Marginal Account Security
If it turns out that a new customer is, indeed, marginal, Wilcox considers a number of options in order to secure the account. "The dollar exposure of the new account will determine how much you need to control the risk," she explains. Among the most common tools she considers are:

  • A deposit on the account.

  • Personal guarantees (making sure the owners have sufficient assets in place to back up the guarantees).

  • UCC-l filings on real property (land, personal property, equipment, inventory, accounts receivable, etc.).

  • Letter of credit (from the customer's bank).

  • Joint check agreement. "In such a case, I make sure the customer's check reads '[our company] and [our customer],' instead of 'or'," she emphasizes. "If it reads 'or,' our customer could cash the check without our signature."

  • Credit card payments.

  • Mechanics lien (if the sale pertains to the construction industry).

Caliger utilizes similar tools when setting up marginal accounts. As a former purchasing professional, she also emphasizes the importance of asking for only what you need from a customer. "Integrity is very important," she says. "When I was in purchasing, for example, I never called a supplier to ask for an expedited order unless it was absolutely necessary. When I did make such a call, the supplier always knew I really needed it and jumped through hoops to help.

"The same is true in credit," she continues. "I never ask for anything from a customer that I don't really need when making a credit decision or when securing the account. I do my homework up front and decide ahead of time exactly what I really need from a customer before asking him to provide it."

When the New York credit manager agrees to do business with what turns out to be a marginal account, he is very careful to make sure the customer fully understands the agreement. "Terms and conditions must be stated clearly," he emphasizes. He sends a detailed letter to the person who will be responsible for payments, outlining terms, conditions, and responsibilities.

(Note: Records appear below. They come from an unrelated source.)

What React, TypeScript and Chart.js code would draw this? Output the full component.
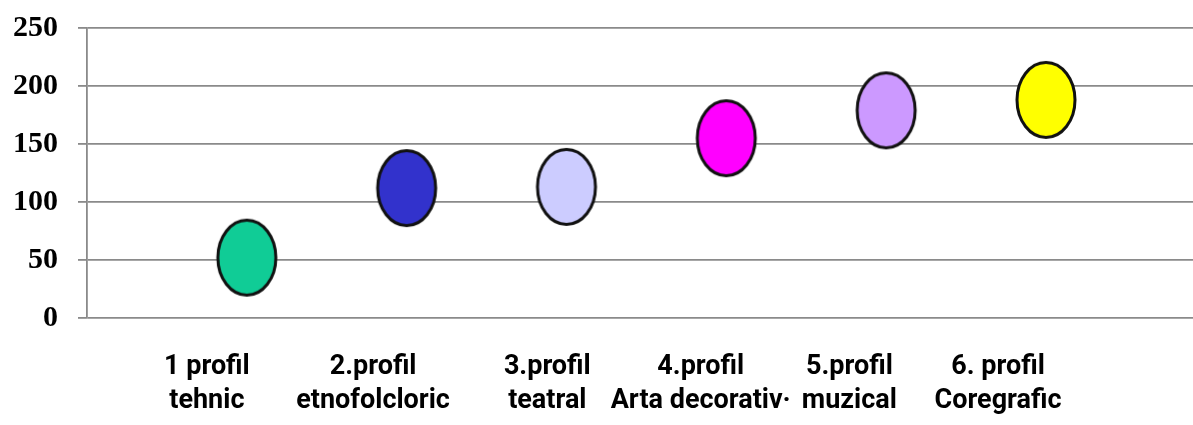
import React, { useEffect, useRef } from "react";
import { Chart, registerables } from "chart.js";

Chart.register(...registerables);

const categories: string[][] = [
  ["1 profil", "tehnic"],
  ["2.profil", "etnofolcloric"],
  ["3.profil", "teatral"],
  ["4.profil", "Arta decorativ·"],
  ["5.profil", "muzical"],
  ["6. profil", "Coregrafic"],
];
const values: number[] = [52, 112, 113, 155, 179, 188];
const pointColors: string[] = ["#10CC96", "#3232CC", "#CCCCFF", "#FF00FF", "#CC99FF", "#FFFF00"];
const yTicks: number[] = [0, 50, 100, 150, 200, 250];
// x-axis values (in the chart's own x units) where the category captions sit
const captionAt: number[] = [0.75, 1.79, 2.88, 3.84, 4.77, 5.7];

function makeEllipse(fill: string): HTMLCanvasElement {
  const c = document.createElement("canvas");
  c.width = 66;
  c.height = 82;
  const ctx = c.getContext("2d")!;
  ctx.beginPath();
  ctx.ellipse(33, 41, 29, 37.5, 0, 0, Math.PI * 2);
  ctx.fillStyle = fill;
  ctx.fill();
  ctx.lineWidth = 3;
  ctx.strokeStyle = "#111";
  ctx.stroke();
  return c;
}

export default function App() {
  const ref = useRef<HTMLCanvasElement | null>(null);
  useEffect(() => {
    if (!ref.current) return;
    const styles = pointColors.map(makeEllipse);
    const chart = new Chart(ref.current, {
      type: "scatter",
      data: {
        datasets: [
          {
            data: values.map((v, i) => ({ x: i + 1, y: v })),
            pointStyle: styles as any,
            pointRadius: 30,
            pointHoverRadius: 30,
            clip: false as any,
          },
        ],
      },
      options: {
        animation: false,
        responsive: true,
        maintainAspectRatio: false,
        layout: { autoPadding: false, padding: { left: 0, top: 28, right: 0, bottom: 0 } },
        plugins: { legend: { display: false }, tooltip: { enabled: false } },
        scales: {
          x: {
            type: "linear",
            min: 0,
            max: 6.92,
            grid: { display: false, drawTicks: false },
            border: { display: false },
            afterBuildTicks: (scale: any) => {
              scale.ticks = captionAt.map((v) => ({ value: v }));
            },
            afterFit: (scale: any) => {
              scale.height = 107;
              scale.paddingLeft = 0;
              scale.paddingRight = 0;
            },
            ticks: {
              autoSkip: false,
              maxRotation: 0,
              padding: 33,
              color: "#000",
              font: { family: "Roboto", weight: "bold", size: 27, lineHeight: 1.24 },
              callback: (_v: any, i: number) => categories[i],
            },
          },
          y: {
            min: 0,
            max: 250,
            afterBuildTicks: (scale: any) => {
              scale.ticks = yTicks.map((v) => ({ value: v }));
            },
            afterFit: (scale: any) => {
              scale.width = 87;
              scale.paddingTop = 0;
              scale.paddingBottom = 0;
            },
            grid: { color: "#8a8a8a", lineWidth: 1.8, tickLength: 9 },
            border: { display: true, color: "#8a8a8a", width: 1.8 },
            ticks: {
              padding: 20,
              color: "#000",
              font: { family: "Liberation Serif", weight: "bold", size: 30 },
            },
          },
        },
      },
    });
    return () => chart.destroy();
  }, []);
  return (
    <div style={{ position: "absolute", left: 0, top: 0, width: 1193, height: 425 }}>
      <canvas ref={ref} />
    </div>
  );
}
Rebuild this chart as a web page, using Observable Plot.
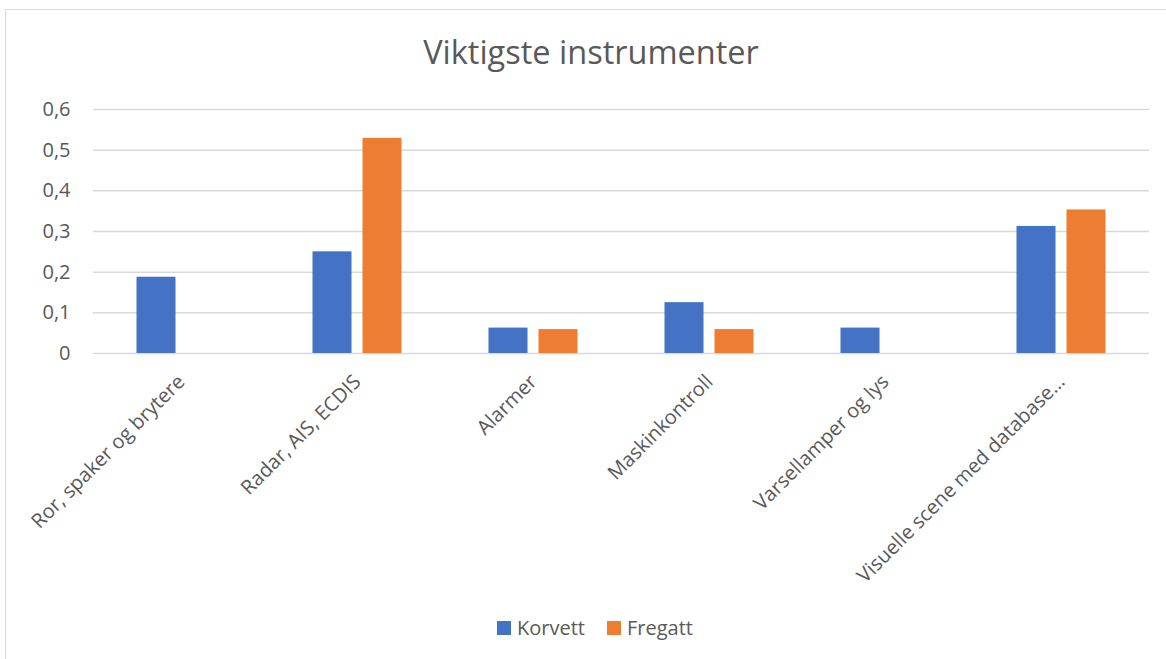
<!DOCTYPE html>
<html>
<head>
<meta charset="utf-8">
<script src="https://cdn.jsdelivr.net/npm/d3@7"></script>
<script src="https://cdn.jsdelivr.net/npm/@observablehq/plot@0.6"></script>
<style>
  html, body { margin: 0; padding: 0; background: #fff; }
  #wrap { position: relative; width: 1166px; height: 659px; overflow: hidden; font-family: "Open Sans", sans-serif; color: #595959; }
  #frame { position: absolute; left: 5px; top: 9px; width: 1170px; height: 660px; border-top: 1.5px solid #d9d9d9; border-left: 1.5px solid #d9d9d9; box-sizing: border-box; }
  #title { position: absolute; left: 0; width: 1182px; top: 30px; text-align: center; font-size: 32.5px; line-height: 44px; color: #595959; }
  #chart { position: absolute; left: 0; top: 90px; }
  #legend { position: absolute; left: 0; width: 1190px; top: 613px; display: flex; justify-content: center; gap: 22px; font-size: 20px; line-height: 30px; }
  .item { display: flex; align-items: center; gap: 6px; }
  .sw { width: 14px; height: 14px; display: inline-block; }
</style>
</head>
<body>
<div id="wrap">
  <div id="frame"></div>
  <div id="title"></div>
  <div id="chart"></div>
  <div id="legend"></div>
</div>
<script>
const title = "Viktigste instrumenter";
const categories = ["Ror, spaker og brytere", "Radar, AIS, ECDIS", "Alarmer", "Maskinkontroll", "Varsellamper og lys", "Visuelle scene med database…"];
const series = ["Korvett", "Fregatt"];
const korvett = [0.1875, 0.25, 0.0625, 0.125, 0.0625, 0.3125];
const fregatt = [0, 0.529, 0.0588, 0.0588, 0, 0.353];
const yTicks = [0, 0.1, 0.2, 0.3, 0.4, 0.5, 0.6];
const colors = ["#4472c4", "#ed7d31"];

const rows = [
  ...categories.map((c, i) => ({cat: c, series: series[0], value: korvett[i]})),
  ...categories.map((c, i) => ({cat: c, series: series[1], value: fregatt[i]}))
];

const fmt = d3.formatLocale({decimal: ",", thousands: " ", grouping: [3], currency: ["", " kr"]}).format("~g");

document.getElementById("title").textContent = title;

const chart = Plot.plot({
  width: 1166,
  height: 520,
  marginLeft: 93,
  marginRight: 17,
  marginTop: 19,
  marginBottom: 257,
  style: {fontFamily: "Open Sans, sans-serif", fontSize: "19px", color: "#595959", background: "transparent", overflow: "visible"},
  x: {domain: categories, padding: 0, label: null},
  y: {domain: [0, 0.6], label: null},
  color: {domain: series, range: colors},
  marks: [
    Plot.gridY(yTicks, {stroke: "#d9d9d9", strokeOpacity: 1, strokeWidth: 1.5}),
    Plot.barY(rows.filter(d => d.series === series[0]), {x: "cat", y: "value", fill: "series", insetLeft: 43.5, insetRight: 93.5}),
    Plot.barY(rows.filter(d => d.series === series[1]), {x: "cat", y: "value", fill: "series", insetLeft: 93.5, insetRight: 43.5}),
    Plot.axisY(yTicks, {tickSize: 0, tickPadding: 23, tickFormat: fmt, fill: "#595959", fontSize: 20}),
    Plot.axisX({tickSize: 0, tickPadding: 25, tickRotate: -45, fill: "#595959", fontSize: 20})
  ]
});
document.getElementById("chart").appendChild(chart);

const legend = document.getElementById("legend");
series.forEach((s, i) => {
  const item = document.createElement("div");
  item.className = "item";
  const sw = document.createElement("span");
  sw.className = "sw";
  sw.style.background = colors[i];
  const t = document.createElement("span");
  t.textContent = s;
  item.appendChild(sw);
  item.appendChild(t);
  legend.appendChild(item);
});
</script>
</body>
</html>
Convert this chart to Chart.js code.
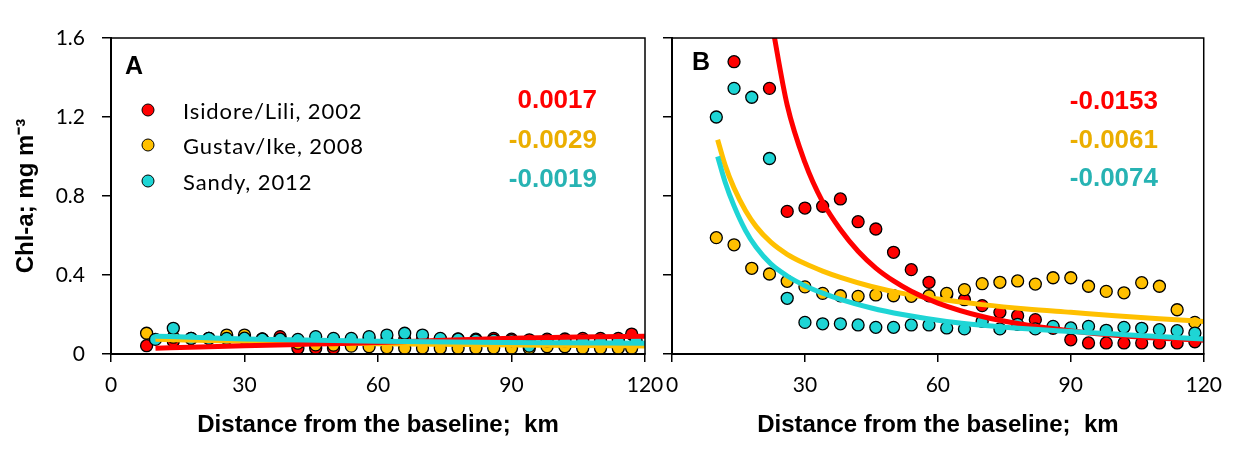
<!DOCTYPE html>
<html>
<head>
<meta charset="utf-8">
<script src="https://cdn.jsdelivr.net/npm/chart.js@4.4.0/dist/chart.umd.min.js"></script>
<style>
    html, body { margin: 0; padding: 0; background: #fff; }
    #wrap { position: relative; width: 1233px; height: 473px; overflow: hidden; }
    .panel { position: absolute; top: 0; height: 473px; }
    .txt { position: absolute; line-height: 1; transform: translateY(-50%); white-space: nowrap; }
    .letter { font: bold 25px "Liberation Sans", Arial, sans-serif; color: #000; }
    .slope { font: bold 26px "Liberation Sans", Arial, sans-serif; text-align: right; }
    .leg { font: 22px Lato, sans-serif; letter-spacing: 0.9px; color: #000; }
    .dot { position: absolute; width: 11px; height: 11px; border: 1.5px solid #000; border-radius: 50%; transform: translate(-50%, -50%); }
</style>
</head>
<body>
<div id="wrap">
    <div class="panel" style="left:0;width:680px"><canvas id="chartA"></canvas></div>
    <div class="panel" style="left:650px;width:583px"><canvas id="chartB"></canvas></div>

    <div class="txt letter" style="left:125px;top:65px">A</div>
    <div class="txt letter" style="left:692px;top:61px">B</div>

    <div class="dot" style="left:148px;top:110px;background:#FF0000"></div>
    <div class="dot" style="left:148px;top:145px;background:#FFC000"></div>
    <div class="dot" style="left:148px;top:181px;background:#1ED5D5"></div>
    <div class="txt leg" style="left:183px;top:110px">Isidore/Lili, 2002</div>
    <div class="txt leg" style="left:183px;top:145px">Gustav/Ike, 2008</div>
    <div class="txt leg" style="left:183px;top:181px">Sandy, 2012</div>

    <div class="txt slope" style="right:636px;top:99px;color:#FF0000">0.0017</div>
    <div class="txt slope" style="right:636px;top:139px;color:#EBAE00">-0.0029</div>
    <div class="txt slope" style="right:636px;top:178px;color:#27B3B3">-0.0019</div>
    <div class="txt slope" style="right:75px;top:100px;color:#FF0000">-0.0153</div>
    <div class="txt slope" style="right:75px;top:139px;color:#EBAE00">-0.0061</div>
    <div class="txt slope" style="right:75px;top:177px;color:#27B3B3">-0.0074</div>
</div>

<script>
// Panel A - observations (km, mg m-3)
const distA = [8, 14, 18, 22, 26, 30, 34, 38, 42, 46, 50, 54, 58, 62, 66, 70, 74, 78, 82, 86, 90, 94, 98, 102, 106, 110, 114, 117];
const distASandy = [10, 14, 18, 22, 26, 30, 34, 38, 42, 46, 50, 54, 58, 62, 66, 70, 74, 78, 82, 86, 90, 94, 98, 102, 106, 110, 114, 118];
const isidoreA = [0.042, 0.065, 0.078, 0.079, 0.080, 0.085, 0.076, 0.088, 0.029, 0.029, 0.029, 0.074, 0.075, 0.072, 0.074, 0.072, 0.075, 0.076, 0.075, 0.079, 0.075, 0.072, 0.075, 0.076, 0.079, 0.079, 0.079, 0.101];
const gustavA = [0.105, 0.085, 0.079, 0.079, 0.096, 0.096, 0.075, 0.070, 0.055, 0.046, 0.045, 0.040, 0.037, 0.032, 0.029, 0.030, 0.029, 0.029, 0.029, 0.030, 0.029, 0.029, 0.037, 0.037, 0.029, 0.029, 0.029, 0.029];
const sandyA = [0.074, 0.130, 0.079, 0.079, 0.079, 0.080, 0.075, 0.075, 0.074, 0.088, 0.079, 0.079, 0.088, 0.096, 0.105, 0.096, 0.079, 0.075, 0.070, 0.070, 0.068, 0.040, 0.065, 0.065, 0.068, 0.068, 0.068, 0.068];

// Panel A - fitted curves
const isidoreFitXA = [10, 20, 30, 45, 60, 75, 90, 105, 120];
const isidoreFitYA = [0.029, 0.036, 0.042, 0.050, 0.058, 0.070, 0.080, 0.086, 0.090];
const gustavFitXA = [10, 30, 60, 90, 120];
const gustavFitYA = [0.075, 0.064, 0.052, 0.046, 0.040];
const sandyFitXA = [10, 20, 30, 60, 100, 120];
const sandyFitYA = [0.090, 0.084, 0.076, 0.064, 0.057, 0.054];

// Panel B - observations
const distB = [10, 14, 18, 22, 26, 30, 34, 38, 42, 46, 50, 54, 58, 62, 66, 70, 74, 78, 82, 86, 90, 94, 98, 102, 106, 110, 114, 118];
const isidoreB = [null, 1.48, null, 1.345, 0.722, 0.739, 0.748, 0.785, 0.670, 0.633, 0.515, 0.427, 0.363, 0.300, 0.275, 0.245, 0.211, 0.194, 0.174, 0.130, 0.072, 0.056, 0.056, 0.056, 0.056, 0.056, 0.056, 0.062];
const gustavB = [0.589, 0.553, 0.434, 0.405, 0.368, 0.340, 0.307, 0.295, 0.292, 0.299, 0.295, 0.292, 0.295, 0.307, 0.326, 0.356, 0.363, 0.370, 0.354, 0.386, 0.386, 0.343, 0.317, 0.310, 0.361, 0.343, 0.224, 0.160];
const sandyB = [1.20, 1.345, 1.30, 0.99, 0.282, 0.160, 0.153, 0.153, 0.147, 0.135, 0.135, 0.147, 0.147, 0.132, 0.127, 0.165, 0.127, 0.150, 0.127, 0.140, 0.132, 0.140, 0.120, 0.135, 0.130, 0.123, 0.118, 0.106];

// Panel B - fitted curves
const isidoreFitXB = [22.5, 26, 30, 34, 38, 42, 46, 50, 54, 60, 70, 80, 90, 100, 110, 120];
const isidoreFitYB = [1.68, 1.26, 0.97, 0.77, 0.63, 0.52, 0.435, 0.37, 0.318, 0.258, 0.19, 0.147, 0.117, 0.095, 0.080, 0.070];
const gustavFitXB = [10.3, 12, 14, 16.6, 19, 22.3, 26, 30, 34, 38, 45, 52, 60, 70, 80, 90, 100, 110, 120];
const gustavFitYB = [1.085, 0.955, 0.84, 0.725, 0.645, 0.566, 0.505, 0.458, 0.42, 0.388, 0.342, 0.307, 0.278, 0.25, 0.228, 0.211, 0.194, 0.179, 0.165];
const sandyFitXB = [10.3, 12, 14, 16.6, 19, 22.3, 26, 30, 34, 38, 45, 52, 62, 70, 80, 90, 100, 110, 120];
const sandyFitYB = [1.0, 0.87, 0.75, 0.625, 0.54, 0.456, 0.395, 0.346, 0.308, 0.277, 0.233, 0.20, 0.165, 0.146, 0.128, 0.114, 0.101, 0.088, 0.076];

// Axis
const xTicks = [0, 30, 60, 90, 120];
const yTicks = [0, 0.4, 0.8, 1.2, 1.6];

const RED = '#FF0000';
const GOLD = '#FFC000';
const CYAN = '#1ED5D5';
const TITLE_FONT = { family: '"Liberation Sans", Arial, sans-serif', size: 24, weight: 'bold' };
const TICK_FONT = { family: 'Lato, sans-serif', size: 21 };

function toPoints(xs, ys) {
    return xs.map((x, i) => ({ x: x, y: ys[i] }));
}

function pointSet(xs, ys, color, order) {
    return {
        data: toPoints(xs, ys),
        backgroundColor: color,
        borderColor: '#000',
        borderWidth: 1.3,
        pointRadius: 6,
        order: order
    };
}

function lineSet(xs, ys, color, order) {
    return {
        data: toPoints(xs, ys),
        showLine: true,
        borderColor: color,
        borderWidth: 5,
        pointRadius: 0,
        cubicInterpolationMode: 'monotone',
        order: order
    };
}

// box around the plot area (top + right sides)
const frameBox = {
    id: 'frameBox',
    afterDatasetsDraw(chart) {
        const { ctx, chartArea: a } = chart;
        ctx.save();
        ctx.strokeStyle = '#000';
        ctx.lineWidth = 1.5;
        ctx.strokeRect(a.left, a.top, a.right - a.left, a.bottom - a.top);
        ctx.restore();
    }
};

function makeChart(id, datasets, opts) {
    return new Chart(document.getElementById(id), {
        type: 'scatter',
        data: { datasets: datasets },
        plugins: [frameBox],
        options: {
            responsive: true,
            maintainAspectRatio: false,
            animation: false,
            events: [],
            layout: { padding: { left: 0, top: 38, right: opts.padRight, bottom: 0 } },
            plugins: { legend: { display: false }, tooltip: { enabled: false } },
            scales: {
                x: {
                    type: 'linear',
                    min: 0,
                    max: 120,
                    afterBuildTicks: s => { s.ticks = xTicks.map(v => ({ value: v })); },
                    afterFit: s => { s.height = 119; },
                    ticks: { font: TICK_FONT, color: '#000', padding: 11 },
                    grid: { drawOnChartArea: false, tickLength: 8, color: '#000', lineWidth: 1.5 },
                    border: { color: '#000', width: 2 },
                    title: {
                        display: true,
                        text: 'Distance from the baseline;  km',
                        font: TITLE_FONT,
                        color: '#000',
                        padding: { top: 0, bottom: 33 }
                    }
                },
                y: {
                    type: 'linear',
                    min: 0,
                    max: 1.6,
                    afterBuildTicks: s => { s.ticks = yTicks.map(v => ({ value: v })); },
                    afterFit: s => { s.width = opts.yWidth; },
                    ticks: {
                        display: opts.yLabels,
                        font: TICK_FONT,
                        color: '#000',
                        padding: 17,
                        callback: v => String(v)
                    },
                    grid: { drawOnChartArea: false, tickLength: 9, color: '#000', lineWidth: 1.5 },
                    border: { color: '#000', width: 2 },
                    title: {
                        display: opts.yLabels,
                        text: 'Chl-a; mg m⁻³',
                        font: TITLE_FONT,
                        color: '#000',
                        padding: { top: 12, bottom: 0 }
                    }
                }
            }
        }
    });
}

makeChart('chartA', [
    pointSet(distA, isidoreA, RED, 6),
    pointSet(distA, gustavA, GOLD, 5),
    pointSet(distASandy, sandyA, CYAN, 4),
    lineSet(gustavFitXA, gustavFitYA, GOLD, 3),
    lineSet(isidoreFitXA, isidoreFitYA, RED, 2),
    lineSet(sandyFitXA, sandyFitYA, CYAN, 1)
], { padRight: 35, yWidth: 111, yLabels: true });

makeChart('chartB', [
    pointSet(distB, isidoreB, RED, 6),
    pointSet(distB, gustavB, GOLD, 5),
    pointSet(distB, sandyB, CYAN, 4),
    lineSet(gustavFitXB, gustavFitYB, GOLD, 3),
    lineSet(isidoreFitXB, isidoreFitYB, RED, 2),
    lineSet(sandyFitXB, sandyFitYB, CYAN, 1)
], { padRight: 29, yWidth: 22, yLabels: false });
</script>
</body>
</html>
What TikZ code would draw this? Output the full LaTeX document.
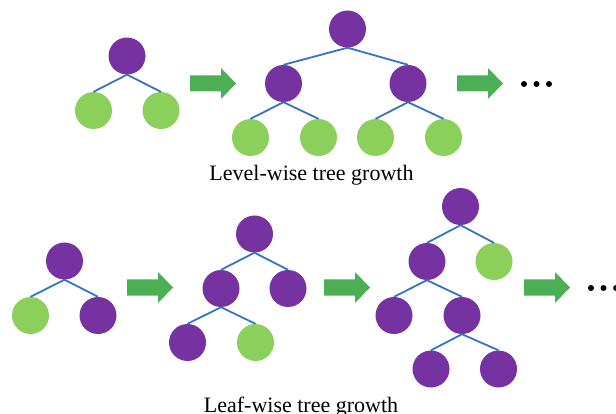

In some cases, if it does not seem prudent to extend traditional credit to a marginal customer, even after reviewing potential security tools, he may recommend a leasing arrangement. This not only protects his company's position, but frees up additional cash for the customer, which helps him remain financially strong. "We can offer longer terms and lower monthly payments, and the customer also benefits from tax advantages," he adds.

Assertive Customers
If a marginal customer tries to "push the envelope" while talking with Caliger about credit opportunities, she utilizes another strategy she learned in purchasing: Regardless of how emotional or intimidating someone tries to be with her, whether it was a salesperson talking to her in her former purchasing capacity, or a potential customer talking to her as a credit professional, Caliger always brought and brings the conversation back to logic.

Marginal Account Management
Once you set up a marginal account with the appropriate security features, monitors it on a regular basis. "You should also flag these accounts with certain restriction codes, so that any time they place an order, you are automatically notified," states Wilcox. "This allows you to make sure they're not going over their credit limit."

Once a marginal account is set up at the New York company, the credit manager monitors it carefully. "If terms are net 30, I call the customer on the 31st day if we haven't received payment," he says. "I make sure they have received the invoice and that it is in order, and that the equipment is working properly. Then, I continue to call every day or two until payment is received." If a customer is experiencing cash flow problems but expresses a willingness to work with the company, the credit manager will usually try to work out an appropriate payment plan.

"If the customer does not work with us, of course, we end up sending the account out for collection," he concludes.